What Does the Election Mean for Financial Markets?

Prior Theme Recap

In my last WTWA I predicted that attention would focus on whether the improving economy could support stock prices.  Despite political events, that was a main theme of the week, with many observers noting that the data did not seem to support the widespread worries about a recession.  Things were “less bad” than thought, and maybe even getting better.  Friday’s employment data sealed the deal.  There was not much additional gain in the overall market, but value stocks and economically sensitive names did very well.  You can see the story in Doug Short’s weekly chart.  (With the ever-increasing effects from foreign markets, you should also add Doug’s World Markets Weekend Update to your reading list).

 

Doug’s update also provides multi-year context. See his weekly chart for more excellent charts and analysis.

We would all like to know the direction of the market in advance. Good luck with that! Second best is planning what to look for and how to react.  That is the purpose of considering possible themes for the week ahead.  You can make your own predictions in the comments.

Personal Note

I will be traveling next weekend and might not be able to post.

This Week’s Theme

With a very light economic calendar and earnings season winding down, how will the punditry fill the air time and blank pages?  One solution is to look for raucous entertainment that has a little market content as well.  These stories were already grabbing attention last week after the (ahem) spirited GOP debate and Super Tuesday results.

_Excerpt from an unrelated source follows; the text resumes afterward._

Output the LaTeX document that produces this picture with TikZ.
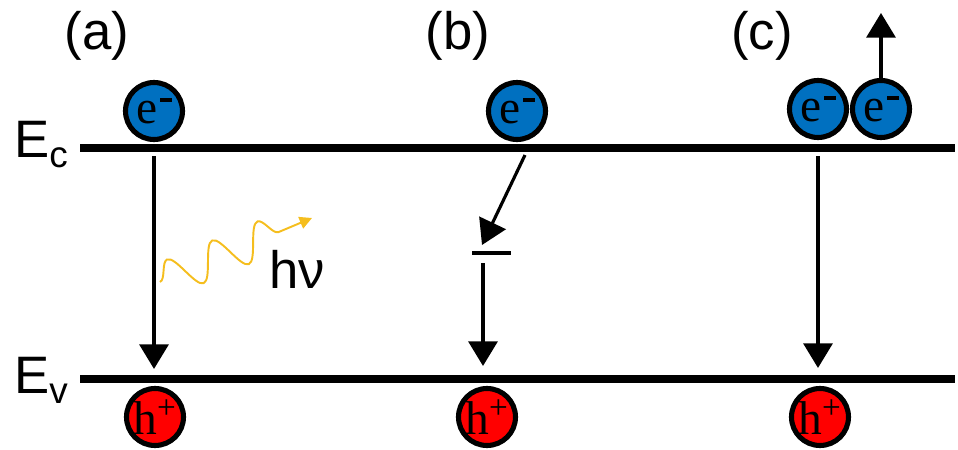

As always, I want to emphasize that I write about investments, not politics.  Sometimes the two intersect.  I try to show how investors should use knowledge about candidates and policies for profit, even if their personal opinions differ from the likely winners.  (See today’s Final Thought).

WTWA starts with identifying the upcoming theme.  I do not get to choose what the media should cover!  This week, I expect a focus on the Presidential election, with people asking:

What does the election mean for financial markets?

Barron’s reached a similar conclusion with a cover story asking whether Trump or Clinton was better for investors.  Some might be surprised at their conclusion.  This table summarizes their opinion about the key policy differences:

 

Viewpoints

Election coverage by financial sources includes the following:

  • The “horse race” stories are all about who is leading and projections of results.
  • The campaign stories feature interesting moments and quips.
  • The advocacy stories tell you how you should vote — sometimes with contending viewpoints, but often not.
  • The macro stories try to reach a conclusion about the overall economic and market effects that are the likely result from the election of each candidate.
  • The policy stories bring in experts from sell-side firms to explain ideas of the market impact for the election of each candidate.
  • As always, I have my own opinion in the conclusion.  But first, let us do our regular update of the last week’s news and data. Readers, especially those new to this series, will benefit from reading the background information.

    Last Week’s Data

    Each week I break down events into good and bad. Often there is “ugly” and on rare occasion something really good. My working definition of “good” has two components:

  • The news is market-friendly. Our personal policy preferences are not relevant for this test. And especially – no politics.
  • It is better than expectations.
  • The Good

    On balance the important news was pretty good last week.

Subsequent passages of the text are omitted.